MUC1, a high-molecular-weight transmembrane mucin, plays crucial roles in carcinogenesis and tumor invasion in pancreatic neoplasms. These are overexpressed in many carcinomas, and high expression of these molecules is a risk factor associated with poor prognosis [21,29–32]. In the present case, immunohistochemical analysis revealed MUC1 expression in the transitional region from MCN to IDC; its expression was not observed in the MCN region. On the other hand, MUC5AC expression in MCN region was absent in IDC region.

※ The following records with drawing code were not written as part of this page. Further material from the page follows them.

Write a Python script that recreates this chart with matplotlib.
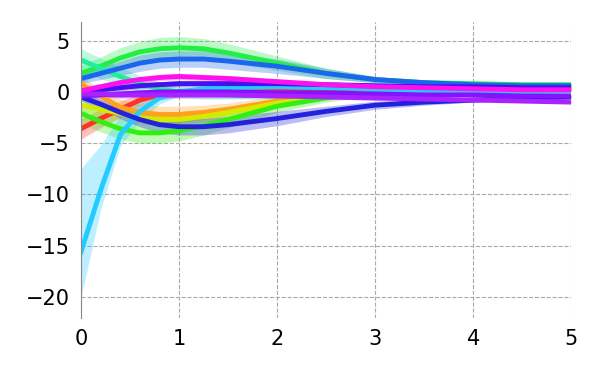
import matplotlib
matplotlib.use("Agg")
import matplotlib.pyplot as plt

# sample positions (shared by every series)
xs = [0, 0.2, 0.4, 0.6, 0.8, 1.0, 1.25, 1.5, 2.0, 2.5, 3.0, 3.5, 4.0, 4.5, 5.0]

# mean curves
red = [-3.6, -2.6, -1.7, -0.8, -0.3, -0.1, 0.1, 0.2, 0.3, 0.3, 0.3, 0.3, 0.3, 0.3, 0.3]
orange = [0.8, -0.4, -1.5, -2.0, -2.2, -2.2, -2.0, -1.7, -0.9, -0.4, -0.1, 0.1, 0.2, 0.3, 0.3]
yellow = [-1.3, -1.7, -2.1, -2.5, -2.7, -2.7, -2.4, -2.0, -1.1, -0.5, -0.1, 0.1, 0.2, 0.3, 0.3]
green_lo = [-2.1, -2.9, -3.6, -4.0, -4.0, -3.8, -3.3, -2.7, -1.4, -0.6, -0.1, 0.2, 0.4, 0.5, 0.6]
green_hi = [1.8, 2.5, 3.3, 3.9, 4.2, 4.3, 4.2, 3.8, 2.8, 1.8, 1.2, 0.9, 0.8, 0.7, 0.7]
teal = [3.1, 2.3, 1.5, 0.8, 0.3, 0.0, -0.2, -0.3, -0.4, -0.3, -0.2, -0.1, 0.0, 0.0, 0.1]
cyan = [-15.6, -9.6, -4.2, -1.9, -0.6, 0.0, 0.3, 0.4, 0.5, 0.4, 0.3, 0.2, 0.1, 0.1, 0.1]
blue = [1.3, 1.8, 2.3, 2.8, 3.1, 3.2, 3.2, 3.0, 2.5, 1.8, 1.2, 0.9, 0.7, 0.6, 0.6]
dark_blue = [-0.5, -1.2, -2.0, -2.7, -3.2, -3.4, -3.4, -3.2, -2.6, -1.9, -1.3, -1.0, -0.8, -0.6, -0.5]
indigo = [-0.1, 0.2, 0.4, 0.6, 0.7, 0.8, 0.8, 0.8, 0.8, 0.7, 0.6, 0.5, 0.5, 0.4, 0.4]
violet = [-0.4, -0.3, -0.2, -0.1, 0.0, 0.0, 0.0, 0.0, -0.1, -0.1, -0.2, -0.3, -0.3, -0.4, -0.4]
purple = [-0.2, -0.2, -0.3, -0.3, -0.3, -0.3, -0.3, -0.3, -0.4, -0.5, -0.6, -0.7, -0.8, -0.9, -1.0]
magenta = [0.1, 0.5, 0.9, 1.2, 1.4, 1.5, 1.4, 1.3, 1.0, 0.7, 0.5, 0.4, 0.3, 0.2, 0.2]

# half widths of the shaded bands
sp_red = [1.0, 0.9, 0.8, 0.6, 0.5, 0.4, 0.3, 0.3, 0.2, 0.2, 0.2, 0.2, 0.2, 0.2, 0.2]
sp_orange = [0.7, 0.7, 0.8, 0.8, 0.8, 0.8, 0.7, 0.6, 0.5, 0.3, 0.2, 0.2, 0.1, 0.1, 0.1]
sp_yellow = [0.6, 0.6, 0.6, 0.6, 0.6, 0.6, 0.5, 0.5, 0.4, 0.3, 0.2, 0.2, 0.1, 0.1, 0.1]
sp_green_lo = [1.0, 1.0, 1.0, 1.0, 1.0, 1.0, 0.9, 0.8, 0.6, 0.4, 0.3, 0.2, 0.2, 0.2, 0.2]
sp_green_hi = [0.8, 0.9, 1.0, 1.0, 1.1, 1.1, 1.0, 0.9, 0.7, 0.5, 0.3, 0.2, 0.2, 0.2, 0.2]
sp_teal = [1.1, 1.0, 0.9, 0.8, 0.7, 0.6, 0.5, 0.4, 0.3, 0.2, 0.2, 0.1, 0.1, 0.1, 0.1]
sp_blue = [0.5, 0.6, 0.7, 0.8, 0.8, 0.8, 0.8, 0.8, 0.7, 0.5, 0.3, 0.2, 0.2, 0.2, 0.2]
sp_dark_blue = [0.4, 0.5, 0.6, 0.7, 0.8, 0.8, 0.8, 0.8, 0.7, 0.5, 0.4, 0.3, 0.2, 0.2, 0.2]
sp_narrow = [0.3, 0.3, 0.3, 0.3, 0.3, 0.3, 0.3, 0.3, 0.2, 0.2, 0.2, 0.2, 0.1, 0.1, 0.1]

# cyan band is lopsided, so keep its edges directly
cyan_hi = [-7.5, -5.2, -2.3, -0.8, 0.0, 0.4, 0.6, 0.7, 0.7, 0.6, 0.4, 0.3, 0.2, 0.2, 0.2]
cyan_lo = [-20.0, -11.5, -5.3, -2.8, -1.2, -0.4, 0.0, 0.1, 0.3, 0.2, 0.2, 0.1, 0.0, 0.0, 0.0]

series = [
    (red, sp_red, "#ff3322"),
    (orange, sp_orange, "#ffa11a"),
    (yellow, sp_yellow, "#d4ea00"),
    (green_lo, sp_green_lo, "#33ee11"),
    (green_hi, sp_green_hi, "#22ee44"),
    (teal, sp_teal, "#22ee99"),
    (cyan, None, "#22ccff"),
    (blue, sp_blue, "#1a66ee"),
    (dark_blue, sp_dark_blue, "#2222dd"),
    (indigo, sp_narrow, "#4411ee"),
    (violet, sp_narrow, "#8811ff"),
    (purple, sp_narrow, "#aa22ff"),
    (magenta, sp_narrow, "#ff11ee"),
]

fig = plt.figure(figsize=(6, 3.75), dpi=100)
ax = fig.add_axes([0.135, 0.152, 0.817, 0.789])

for y, sp, c in series:
    if sp is None:
        lo, hi = cyan_lo, cyan_hi
    else:
        lo = [a - b for a, b in zip(y, sp)]
        hi = [a + b for a, b in zip(y, sp)]
    ax.fill_between(xs, lo, hi, color=c, alpha=0.3, linewidth=0)
    ax.plot(xs, y, color=c, linewidth=3.5, solid_joinstyle="round")

ax.set_xlim(0, 5)
ax.set_ylim(-22.05, 6.8)
ax.set_xticks([0, 1, 2, 3, 4, 5])
ax.set_yticks([5, 0, -5, -10, -15, -20])
ax.grid(True, linestyle="--", color="#aaaaaa", linewidth=0.8)
ax.set_axisbelow(True)
ax.tick_params(length=0, labelsize=15, pad=8)
for s in ["top", "right", "bottom"]:
    ax.spines[s].set_visible(False)
ax.spines["left"].set_color("#888888")

plt.savefig("out.png", dpi=100)
plt.close()
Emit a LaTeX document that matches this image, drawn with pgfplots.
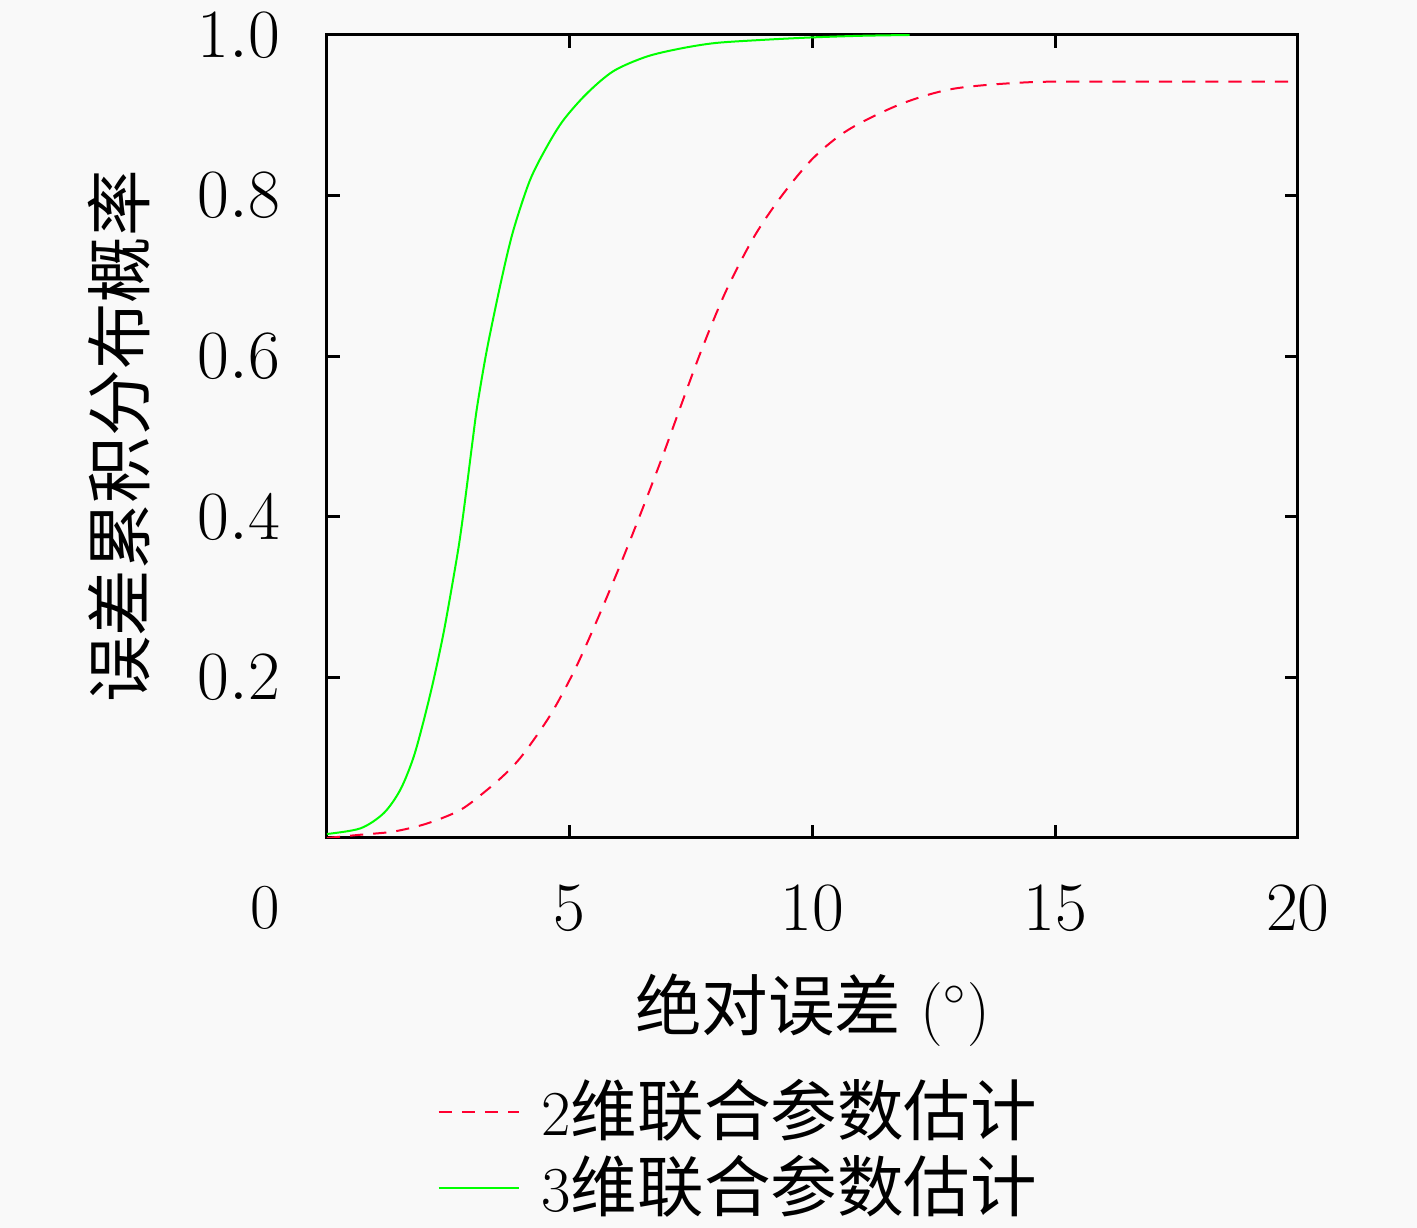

In this report, we examined KRAS mutation and its correlation with MUC expression as a clinicopathological parameter to elucidate the mechanism of tumor malignant transformation. Fujikura et al. [33] reported a positive correlation between KRAS mutation and MUC expression, especially the expressions of MUC1, MUC2, and MUC5AC. Molecular biological roles of MUC5AC in carcinogenesis are still unclear; however, it was suggested that MCN cells with KRAS mutation acquired MUC1 expression and lost MUC5AC expression in the course of malignant transformation. To the best of our knowledge, this is the first report of clear transitional findings from MCN to IDC and malignant transformation demonstrated by the investigation of MUC expression and KRAS mutation.

Conclusions

In summary, we encountered a rare case of a moderately differentiated IDC arising in MCN of the pancreas. Of course, with an increase in cases of MCN of pancreas, it cannot be denied that these results could change to some extent and new findings may arise. However, our findings suggest that MUC1 expression and KRAS mutation may contribute to an underlying mechanism of malignant transformation of pancreatic cystic neoplasm. The characteristics of MCN are still poorly understood, requiring further investigations to clarify the biological malignancy of MCN.